Eyewitness accounts are one thing, but nothing can take the place of video. In fact, some of the most controversial use of force incidents in recent years—like the shooting of Guillermo Arevalo on the river bank in Nuevo Laredo– have only come to light because of amateur videos collected by bystanders. A cell phone video of the 2010 shooting of teenager Sergio Hernandez Guereca under a bridge separating El Paso and Juarez has been viewed over 1.6 million times on YouTube. Yet when local media outlets requested access to video from a nearby Border Patrol camera, the agency refused to release it.
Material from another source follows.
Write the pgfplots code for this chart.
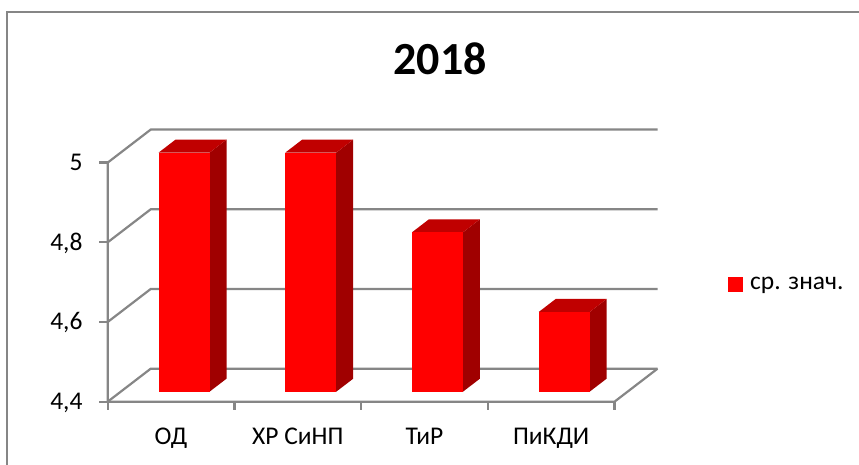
\documentclass[border=0pt]{standalone}
\usepackage{pgfplots}
\pgfplotsset{compat=1.18}
\usepackage{fontspec}
\setmainfont{Carlito}
\usetikzlibrary{calc}
\definecolor{barfront}{RGB}{255,0,0}
\definecolor{bartop}{RGB}{192,0,0}
\definecolor{barside}{RGB}{160,0,0}
\definecolor{gridc}{RGB}{134,134,134}
\newcommand{\lbl}{\fontsize{25.5}{30}\selectfont}
% #1 left x, #2 right x, #3 value
\newcommand{\drawbar}[3]{%
 \addplot3[draw=none, fill=barside, mark=none] coordinates {(#2,0.303,4.4) (#2,0.698,4.4) (#2,0.698,#3) (#2,0.303,#3)} -- cycle;
 \addplot3[draw=none, fill=bartop, mark=none] coordinates {(#1,0.303,#3) (#2,0.303,#3) (#2,0.698,#3) (#1,0.698,#3)} -- cycle;
 \addplot3[draw=none, fill=barfront, mark=none] coordinates {(#1,0.303,4.4) (#2,0.303,4.4) (#2,0.303,#3) (#1,0.303,#3)} -- cycle;
}
\begin{document}
\begin{tikzpicture}
\begin{axis}[
 hide axis, clip=false,
 x={(126.7pt,0pt)}, y={(43pt,33pt)}, z={(0pt,398.5pt)},
 xmin=-0.5, xmax=3.5, ymin=0, ymax=1, zmin=4.4, zmax=5,
]
% walls and gridlines
\pgfplotsinvokeforeach{4.4,4.6,4.8,5}{
 \draw[gridc, line width=2.2pt] (axis cs:-0.5,0,#1) -- (axis cs:-0.5,1,#1) -- (axis cs:3.5,1,#1);
 \draw[gridc, line width=2.2pt] (axis cs:-0.5,0,#1) -- ++(-8.4pt,0pt);
}
\draw[gridc, line width=2.2pt] (axis cs:-0.5,0,5) -- (axis cs:-0.5,0,4.4) -- (axis cs:3.5,0,4.4) -- (axis cs:3.5,1,4.4);
\pgfplotsinvokeforeach{-0.5,0.5,1.5,2.5,3.5}{
 \draw[gridc, line width=2.2pt] (axis cs:#1,0,4.4) -- ++(0pt,-8pt);
}
% bars: ОД 5, ХР СиНП 5, ТиР 4.8, ПиКДИ 4.6
\drawbar{-0.201}{0.201}{5}
\drawbar{0.799}{1.201}{5}
\drawbar{1.799}{2.201}{4.8}
\drawbar{2.799}{3.201}{4.6}
% tick labels
\node[anchor=base east, inner sep=0, font=\lbl, xshift=-25pt, yshift=-8pt] at (axis cs:-0.5,0,4.4) {4,4};
\node[anchor=base east, inner sep=0, font=\lbl, xshift=-25pt, yshift=-8pt] at (axis cs:-0.5,0,4.6) {4,6};
\node[anchor=base east, inner sep=0, font=\lbl, xshift=-25pt, yshift=-8pt] at (axis cs:-0.5,0,4.8) {4,8};
\node[anchor=base east, inner sep=0, font=\lbl, xshift=-25pt, yshift=-8pt] at (axis cs:-0.5,0,5) {5};
\node[anchor=base, inner sep=0, font=\lbl, yshift=-43.3pt] at (axis cs:0,0,4.4) {ОД};
\node[anchor=base, inner sep=0, font=\lbl, yshift=-43.3pt] at (axis cs:1,0,4.4) {ХР СиНП};
\node[anchor=base, inner sep=0, font=\lbl, yshift=-43.3pt] at (axis cs:2,0,4.4) {ТиР};
\node[anchor=base, inner sep=0, font=\lbl, yshift=-43.3pt] at (axis cs:3,0,4.4) {ПиКДИ};
\coordinate (O) at (axis cs:-0.5,0,4.4);
\end{axis}
\pgfresetboundingbox
\begin{scope}[shift={($(O)+(-107.7pt,-63.3pt)$)}]
\path[use as bounding box] (0,0) rectangle (859pt,465pt);
\draw[gridc, line width=2pt] (7.5pt,0) -- (7.5pt,453pt) -- (859pt,453pt);
\node[anchor=base, inner sep=0, font=\fontsize{46}{54}\selectfont\bfseries] at (440pt,390pt) {2018};
\fill[barfront] (727.7pt,173.3pt) rectangle (743pt,188pt);
\node[anchor=base west, inner sep=0, font=\lbl] at (750pt,175pt) {ср. знач.};
\end{scope}
\end{tikzpicture}
\end{document}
Members of Hernandez’s family, along with their attorney, were allowed to view the video once, in a meeting in 2012 with U.S. Department of Justice officials, in which they were told that no charges would be filed against the agent. At the time of the shooting, the officer told his supervisors that he was surrounded by rock throwers as he attempted to apprehend someone trying to cross the border illegally, and that he fired in self-defense, fearing for his safety. After watching the video, the family’s attorneys, Bob Hilliard and Steve Shadowen, told reporters that what they had seen undermined the officer’s account, demonstrating, crucially, that he was not surrounded at the time of the shooting, and that Guereca, who was hiding near a bridge support at the time he was shot, was not among those throwing rocks at the agent. Authorities declined to make the video public, however, and as a result we are left with no way to assess who is telling the truth, aside from the grainy and difficult to follow cell phone video on YouTube.

“Selective transparency is sometimes worse than a full blown cover up,” Hilliard said. “The world needs to see and to know that, as a fact, Sergio Hernandez was killed in cold blood. The video in the Border Patrol’s possession will confirm that. It needs to be shared if the BP is really serious about stopping these senseless killings.”